A carbon star, R Leporis is famed for its deep ruby-red appearance. Carbon stars are red giants, in which carbon molecules in the atmosphere scatter blue and green light, allowing the red light to dominate. Located in the constellation Lepus, R Leporis provides an impressive view for those with a telescope, especially when it’s at its brightest during its variable cycle. R Leporis ranges from magnitude 5.5 (modestly apparent with the naked eye under dark skies) at its brightest to magnitude 11.7 at its dimmest, meaning it’s best spotted with a telescope.

• Izar (ε Boötis)

Another brilliant double star, Izar, is located in the constellation Boötes. It is easy to see with the naked eye, at magnitude 2.7 and due north of Arcturus. With a telescope, observers can discern a bright orange primary star and a fainter blue secondary star. Separated by only a few arc seconds, it takes a steady night to split this pair, though they are within range of even a small telescope. The color contrast makes Izar a treat for stargazers.

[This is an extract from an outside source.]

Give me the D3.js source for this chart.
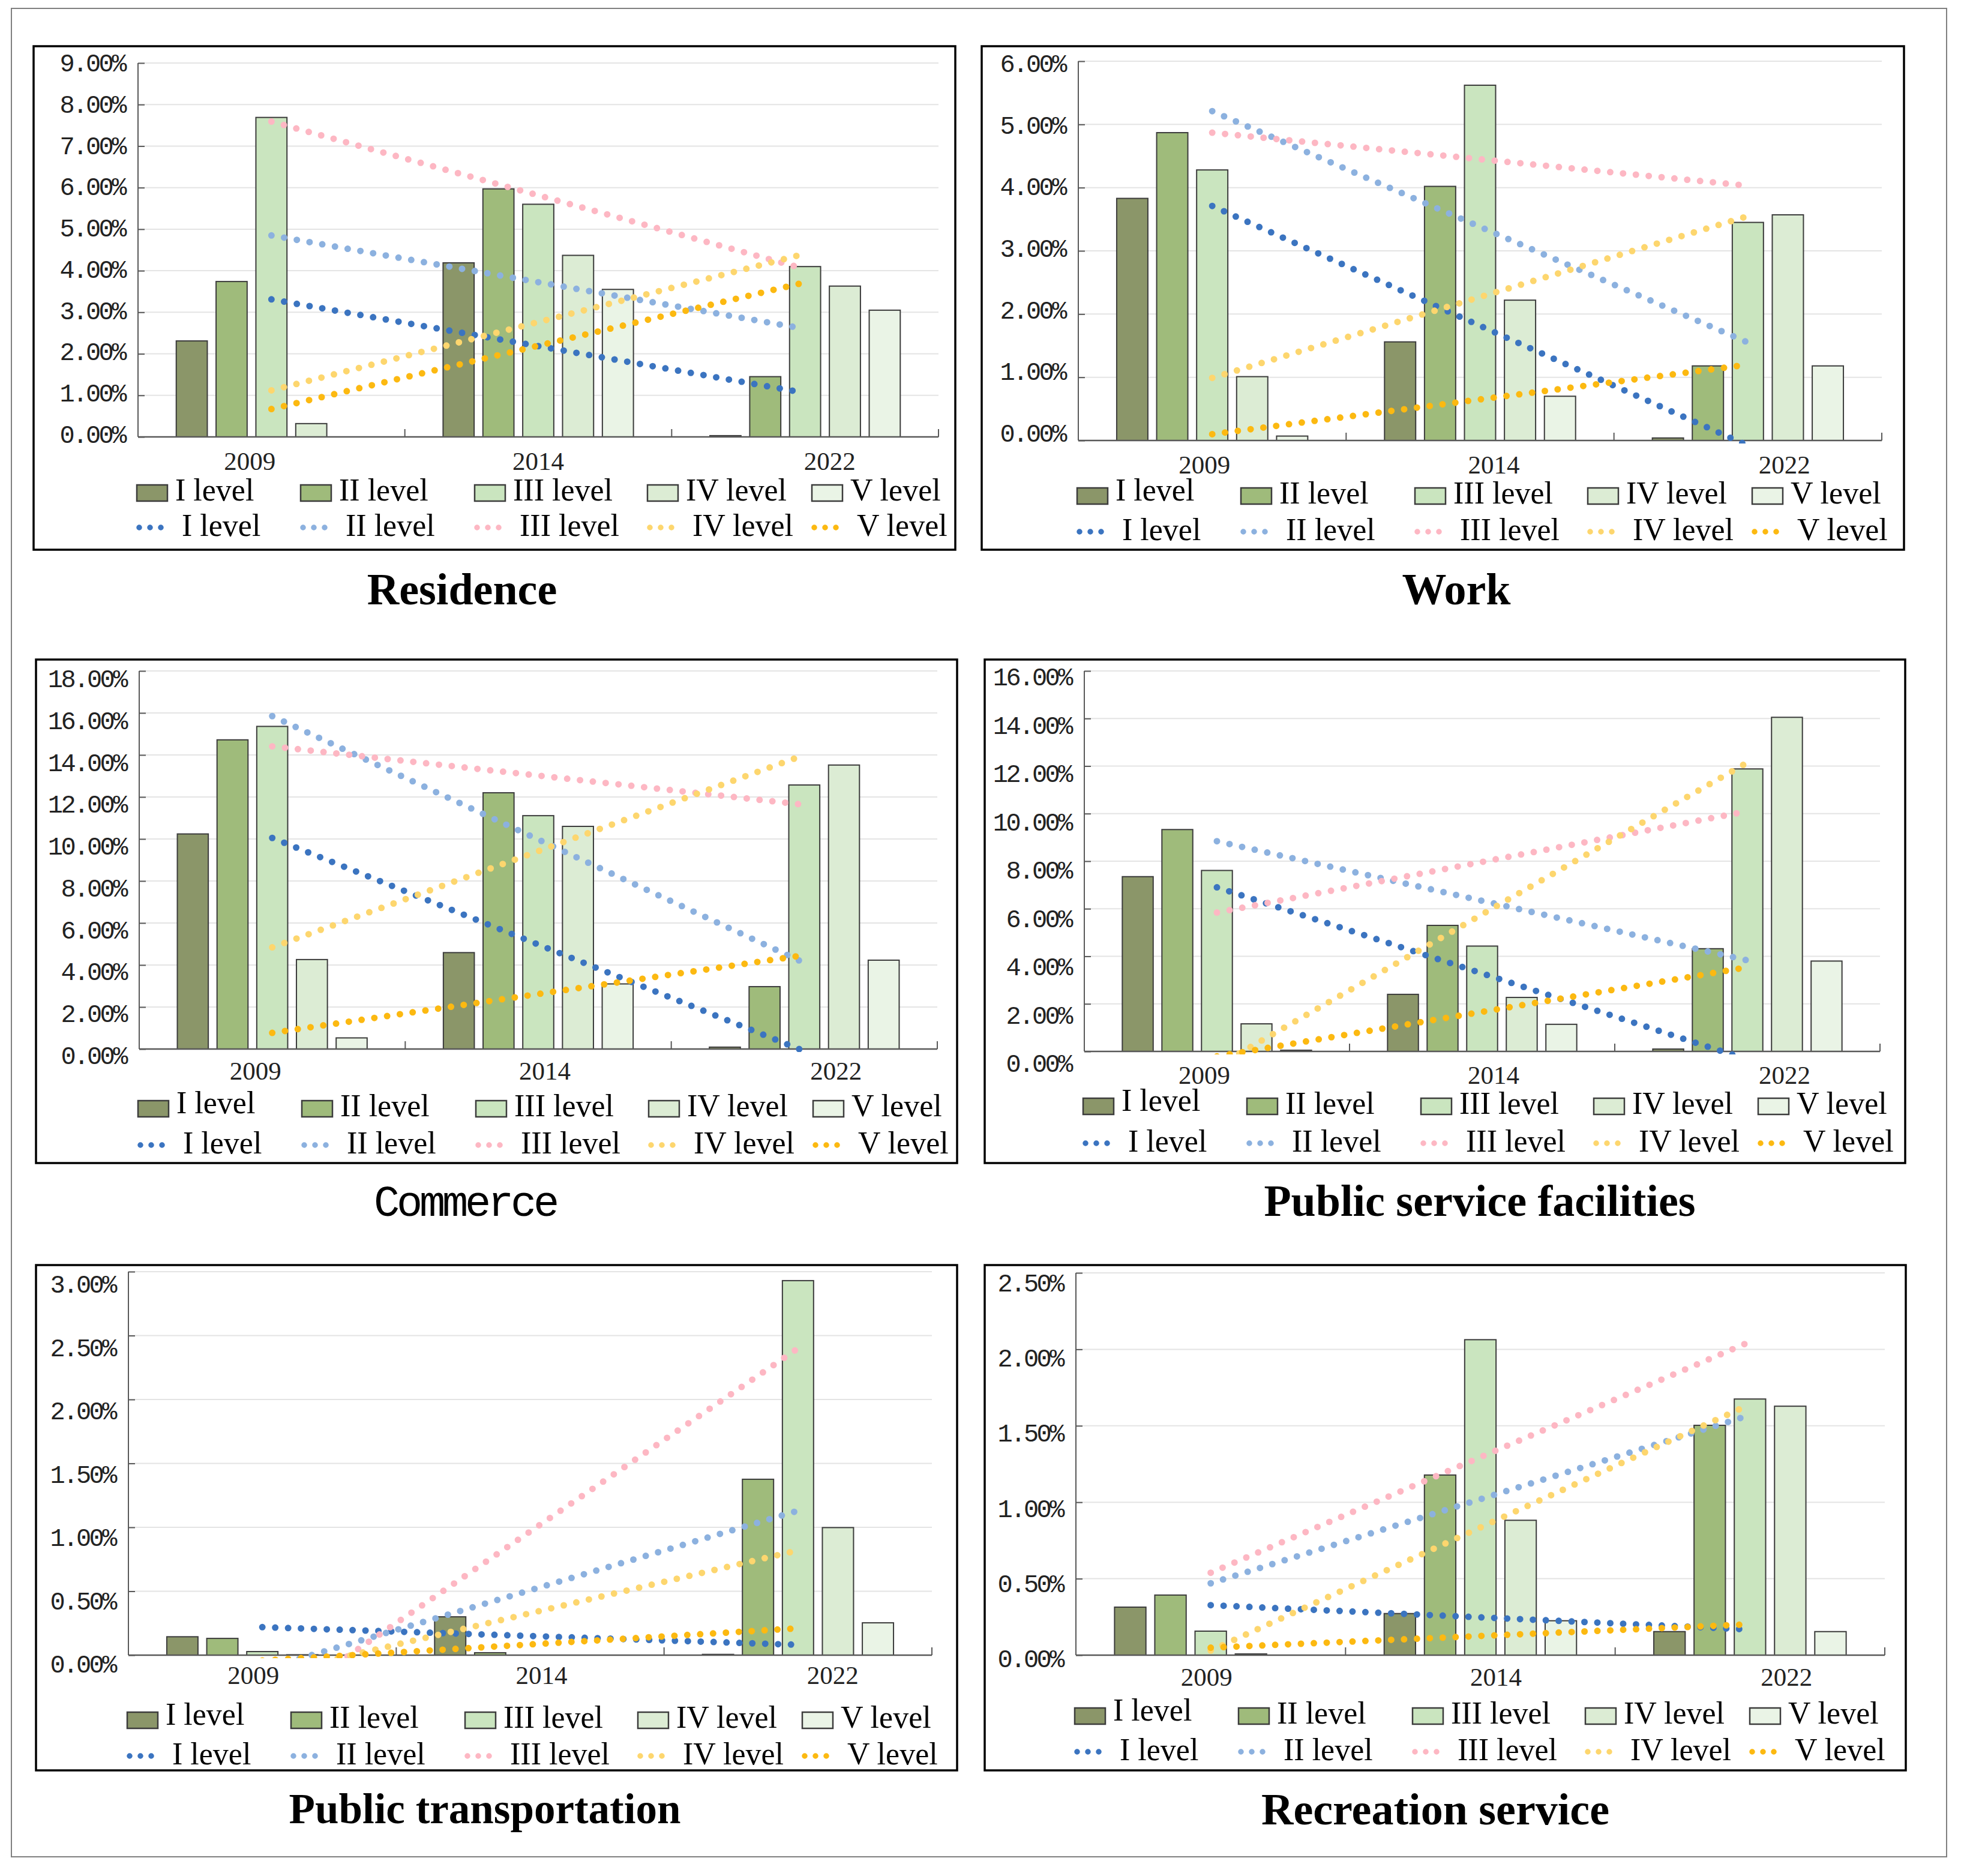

• La Superba (Y Canum Venaticorum)

A standout among carbon stars, La Superba is aptly named. La Superba shines with a rich, deep red hue, making it one of the reddest stars visible to the naked eye when it shines at its peak brightness of magnitude 4.9, which is modestly apparent under a suburban or darker sky, but too dim to reveal its color without optical aid. As the star pulses, it brightens and dims, reaching magnitude 7.3 at its faintest. Even a small telescope or binoculars can reveal this star’s ruby-red color, regardless of where it is in its cycle.